What is asked:
Quote word for word the lines below, beginning with the first and ending with the one that has "import plotly.graph_objects as go". Drop the pictures.

---------- Data section ----------

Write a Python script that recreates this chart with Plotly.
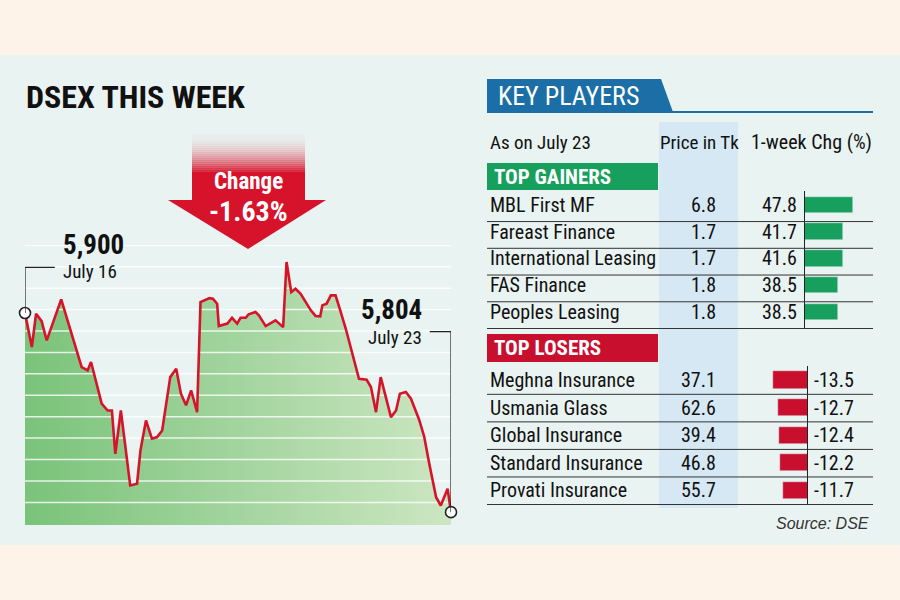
import plotly.graph_objects as go

# DSEX intraday path over the week (t = % of week elapsed)
t = [0, 1.6, 2.6, 3.9, 5.1, 8.5, 13.3, 14.7, 15.5, 18.0, 19.4, 20.4, 21.2, 22.5, 24.7,
     26.3, 27.1, 28.4, 29.8, 31.0, 32.2, 34.1, 35.5, 36.6, 37.8, 39.0, 40.4, 41.2, 43.3,
     44.1, 45.1, 45.5, 47.5, 48.6, 49.8, 50.6, 51.8, 52.5, 54.1, 54.9, 56.5, 58.8, 60.6,
     61.4, 62.5, 63.5, 64.7, 67.1, 68.2, 69.3, 69.8, 70.8, 71.8, 72.9, 74.0, 75.3, 78.4,
     80.2, 81.2, 82.4, 83.5, 85.9, 87.1, 88.0, 89.4, 90.6, 92.5, 93.7, 94.9, 96.5, 97.6,
     99.2, 100]
dsex = [5900, 5883.6, 5899.7, 5896.1, 5886.8, 5906.6, 5873.9, 5872.3, 5876.4, 5856.3,
        5853.0, 5853.0, 5832.1, 5853.0, 5816.9, 5817.7, 5833.8, 5848.2, 5839.4, 5840.2,
        5843.4, 5869.1, 5873.1, 5861.1, 5855.5, 5862.7, 5852.2, 5905.3, 5907.2, 5906.9,
        5904.5, 5893.7, 5894.9, 5897.7, 5894.9, 5897.7, 5897.7, 5899.4, 5900.5, 5898.9,
        5893.7, 5896.5, 5893.2, 5924.6, 5910.1, 5911.7, 5909.3, 5901.3, 5898.6, 5898.4,
        5903.7, 5904.5, 5908.5, 5908.5, 5901.3, 5892.4, 5868.3, 5867.8, 5864.3, 5852.2,
        5869.1, 5849.8, 5853.0, 5861.1, 5861.9, 5858.7, 5848.7, 5840.5, 5827.3, 5811.2,
        5807.2, 5815.3, 5804]
start_label = "July 16"
end_label = "July 23"

gainers = ["MBL First MF", "Fareast Finance", "International Leasing", "FAS Finance", "Peoples Leasing"]
gainer_price = [6.8, 1.7, 1.7, 1.8, 1.8]
gainer_chg = [47.8, 41.7, 41.6, 38.5, 38.5]

losers = ["Meghna Insurance", "Usmania Glass", "Global Insurance", "Standard Insurance", "Provati Insurance"]
loser_price = [37.1, 62.6, 39.4, 46.8, 55.7]
loser_chg = [-13.5, -12.7, -12.4, -12.2, -11.7]

FONT = "Roboto Condensed, DejaVu Sans Condensed, Roboto, sans-serif"
CREAM = "#fdf3e9"
PANEL = "#e9f3f1"
RED = "#d7132b"
GREEN = "#17a05d"
LOSS = "#c8102e"
BLUE = "#1b6fa6"

# horizontal guide lines of the index chart (drawn over the fill)
GRID0, GRID_STEP, GRID_N = 5808.7, 10.33, 13


def px(x):
    return x / 900


def py(y):
    return 1 - y / 600


fig = go.Figure()

# gradient area under the index
fig.add_trace(go.Scatter(
    x=t, y=dsex, mode="lines", fill="tozeroy", line=dict(width=0),
    fillgradient=dict(type="horizontal",
                      colorscale=[[0, "rgb(122,195,122)"], [1, "rgb(204,230,194)"]]),
    hoverinfo="skip", showlegend=False, xaxis="x", yaxis="y"))

grid_x, grid_y = [], []
for k in range(GRID_N):
    g = GRID0 + k * GRID_STEP
    grid_x += [t[0], t[-1], None]
    grid_y += [g, g, None]
fig.add_trace(go.Scatter(x=grid_x, y=grid_y, mode="lines",
                         line=dict(color="rgba(255,255,255,0.8)", width=1.5),
                         hoverinfo="skip", showlegend=False, xaxis="x", yaxis="y"))

fig.add_trace(go.Scatter(x=t, y=dsex, mode="lines", line=dict(color=RED, width=2.6),
                         hoverinfo="skip", showlegend=False, xaxis="x", yaxis="y"))
fig.add_trace(go.Scatter(
    x=[t[0], t[-1]], y=[dsex[0], dsex[-1]], mode="markers", cliponaxis=False,
    marker=dict(size=11, color="white", line=dict(color="#222", width=1.6)),
    hoverinfo="skip", showlegend=False, xaxis="x", yaxis="y"))

# gainers / losers bars
fig.add_trace(go.Bar(x=gainer_chg, y=gainers, orientation="h", marker_color=GREEN,
                     width=0.62, xaxis="x2", yaxis="y2", showlegend=False, hoverinfo="skip"))
fig.add_trace(go.Bar(x=loser_chg, y=losers, orientation="h", marker_color=LOSS,
                     width=0.62, xaxis="x3", yaxis="y3", showlegend=False, hoverinfo="skip"))

shapes = [
    dict(type="rect", xref="paper", yref="paper", x0=0, x1=1, y0=py(55), y1=1,
         fillcolor=CREAM, line_width=0, layer="below"),
    dict(type="rect", xref="paper", yref="paper", x0=0, x1=1, y0=0, y1=py(545),
         fillcolor=CREAM, line_width=0, layer="below"),
    dict(type="rect", xref="paper", yref="paper", x0=px(659), x1=px(738), y0=py(508), y1=py(122),
         fillcolor="#d5e8f4", line_width=0, layer="below"),
    # key players banner
    dict(type="path", xref="paper", yref="paper",
         path=f"M{px(487)},{py(79)} L{px(661)},{py(79)} L{px(673)},{py(112)} L{px(487)},{py(112)} Z",
         fillcolor=BLUE, line_width=0),
    dict(type="line", xref="paper", yref="paper", x0=px(487), x1=px(873), y0=py(112), y1=py(112),
         line=dict(color=BLUE, width=2)),
    dict(type="rect", xref="paper", yref="paper", x0=px(487), x1=px(658), y0=py(190), y1=py(163),
         fillcolor=GREEN, line_width=0),
    dict(type="rect", xref="paper", yref="paper", x0=px(487), x1=px(658), y0=py(362), y1=py(334),
         fillcolor=LOSS, line_width=0),
    # change arrow
    dict(type="path", xref="paper", yref="paper",
         path=(f"M{px(192)},{py(172)} L{px(192)},{py(200)} L{px(168)},{py(200)} L{px(248)},{py(249)} "
               f"L{px(326)},{py(200)} L{px(305)},{py(200)} L{px(305)},{py(172)} Z"),
         fillcolor=RED, line_width=0),
    # leader lines
    dict(type="path", xref="x", yref="y",
         path=f"M{t[0]},{dsex[0]} L{t[0]},{dsex[0] + 22} L{t[0] + 7},{dsex[0] + 22}",
         line=dict(color="#222", width=1.2)),
    dict(type="path", xref="x", yref="y",
         path=f"M{t[-1]},{dsex[-1]} L{t[-1]},{dsex[-1] + 87} L{t[-1] - 5},{dsex[-1] + 87}",
         line=dict(color="#222", width=1.2)),
]
# faded top of the arrow shaft
steps = 20
for i in range(steps):
    y_top = 134 + i * 2
    shapes.append(dict(type="rect", xref="paper", yref="paper", x0=px(192), x1=px(305),
                       y0=py(y_top + 2.2), y1=py(y_top), fillcolor=RED,
                       opacity=0.02 + 0.95 * (i / (steps - 1)) ** 2, line_width=0))
# row separators
for i in range(len(gainers)):
    shapes.append(dict(type="line", xref="paper", yref="y2", x0=px(487), x1=px(873),
                       y0=i + 0.62, y1=i + 0.62, line=dict(color="#333", width=1)))
for i in range(len(losers)):
    shapes.append(dict(type="line", xref="paper", yref="y3", x0=px(487), x1=px(873),
                       y0=i + 0.52, y1=i + 0.52, line=dict(color="#333", width=1)))

ann = []


def text(x, y, s, size, color="#111", xanchor="left", weight="normal", family=FONT, style="normal",
         xref="paper", yref="paper"):
    ann.append(dict(x=x, y=y, xref=xref, yref=yref, text=s, showarrow=False, xanchor=xanchor,
                    yanchor="middle",
                    font=dict(family=family, size=size, color=color, weight=weight, style=style)))


text(px(24), py(97), "DSEX THIS WEEK", 32, weight="bold")
text(px(248), py(181), "Change", 23, color="white", xanchor="center", weight="bold")
text(px(248), py(212), f"{(dsex[-1] - dsex[0]) / dsex[0] * 100:.2f}%", 28, color="white",
     xanchor="center", weight="bold")
text(px(61), py(245), f"{dsex[0]:,.0f}", 27, weight="bold")
text(px(61), py(271), start_label, 19)
text(px(424), py(310), f"{dsex[-1]:,.0f}", 27, weight="bold", xanchor="right")
text(px(424), py(337), end_label, 19, xanchor="right")

text(px(496), py(96), "KEY PLAYERS", 26, color="white")
text(px(488), py(142), "As on July 23", 19)
text(px(699), py(142), "Price in Tk", 19, xanchor="center")
text(px(874), py(142), "1-week Chg (%)", 20, xanchor="right")
text(px(492), py(177), "TOP GAINERS", 21, color="white", weight="bold")
text(px(492), py(348), "TOP LOSERS", 21, color="white", weight="bold")

for name, price, chg in zip(gainers, gainer_price, gainer_chg):
    text(px(488), name, name, 20, yref="y2")
    text(px(718), name, f"{price:.1f}", 20, xanchor="right", yref="y2")
    text(px(799), name, f"{chg:.1f}", 20, xanchor="right", yref="y2")
for name, price, chg in zip(losers, loser_price, loser_chg):
    text(px(488), name, name, 20, yref="y3")
    text(px(718), name, f"{price:.1f}", 20, xanchor="right", yref="y3")
    text(px(812), name, f"{chg:.1f}", 20, yref="y3")

text(px(871), py(523), "Source: DSE", 16, color="#333", xanchor="right",
     family="Liberation Sans, Arial, sans-serif", style="italic")

fig.update_layout(
    width=900, height=600, margin=dict(l=0, r=0, t=0, b=0),
    paper_bgcolor=PANEL, plot_bgcolor="rgba(0,0,0,0)",
    shapes=shapes, annotations=ann, bargap=0,
    xaxis=dict(domain=[px(25), px(451)], range=[0, 100], visible=False),
    yaxis=dict(domain=[py(525), py(245)], range=[5797.8, 5932.8], showgrid=False,
               showticklabels=False, zeroline=False, showline=False),
    xaxis2=dict(domain=[px(805), px(873)], range=[18, 60.5], visible=False, anchor="y2"),
    yaxis2=dict(domain=[py(329), py(191)], autorange="reversed", anchor="x2", showline=True,
                linecolor="#222", linewidth=1.2, showticklabels=False, showgrid=False,
                zeroline=False, ticks=""),
    xaxis3=dict(domain=[px(740), px(807)], range=[-19.4, -7.43], visible=False, anchor="y3"),
    yaxis3=dict(domain=[py(505), py(366)], autorange="reversed", anchor="x3", side="right",
                showline=True, linecolor="#222", linewidth=1.2, showticklabels=False,
                showgrid=False, zeroline=False, ticks=""),
)

fig.write_html("out.html", config={"displayModeBar": False},
               post_script="document.body.style.margin = '0';")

----------

Answer to the problem:
Write a Python script that recreates this chart with Plotly.
import plotly.graph_objects as go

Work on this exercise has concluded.